Au XVIIIe siècle en France, le goût pour l’Orient s’exprime dans les jardins et les châteaux, le mobilier et la vaisselle, le papier et le décor peint, et s’invite aussi dans le costume et la parure. Par le biais des foires, des colporteurs et des voyages que facilite l’amélioration des voies de communication, les modes se diffusent dans toutes les provinces, dont la Provence où la vogue des étoffes colorées dites « indiennes » domine déjà largement. Les fleurs exotiques et imaginaires des impressions indiennes puis occidentales vont connaître un concurrent direct dans les dernières années du siècle avec l’apparition d’un motif appelé « cachemire ».
Celui-ci est emprunté au répertoire graphique des châles indiens éponymes, alors tissés avec le duvet des chèvres des hauts plateaux d’Asie ou du Tibet. Leur tissage unique, qualifié d’« espoliné », requiert deux à trois hommes par métier et demande, pour un châle, dix-huit à trente-six mois de travail. Le motif cachemire est une déclinaison de celui de la palmette ou boteh.

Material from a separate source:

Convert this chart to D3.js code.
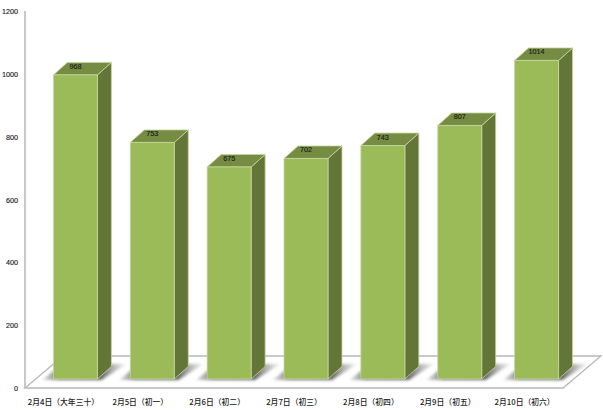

Le boteh, sorte de feuille lancéolée recourbée au sommet, est un motif bien connu dans l’Iran safavide (1501-1722) et dans l’Inde moghole (1526-1857). Sa forme unique semble avoir plusieurs significations, évoquant, pour certains, une goutte, une larme de Bouddha, la frondaison d’un cyprès et, pour d’autres, la langue de feu de l’antique Zarathoustra. La production exceptionnelle de ces châles est d’abord réservée aux sultans. Par la suite, ils sont exportés dans tout le Levant et introduits en Europe à la fin du xviiie siècle par l’Angleterre qui annexe cette partie tant convoitée de l’Inde, puis sous le Directoire et le Consulat après la campagne d’Égypte.
Châles et étoles venus du Cachemire sont très vite adoptés par les femmes de la bonne société qui, rappelons-le, sont principalement vêtues à l’époque de robes de mousseline légère et transparente, dans le goût de l’antique. Au xixe siècle, l’engouement est tel que l’industrie textile française se lance, quelques années après l’Angleterre et l’Écosse, avec la célèbre ville de Paisley, dans la reproduction de ces grands châles.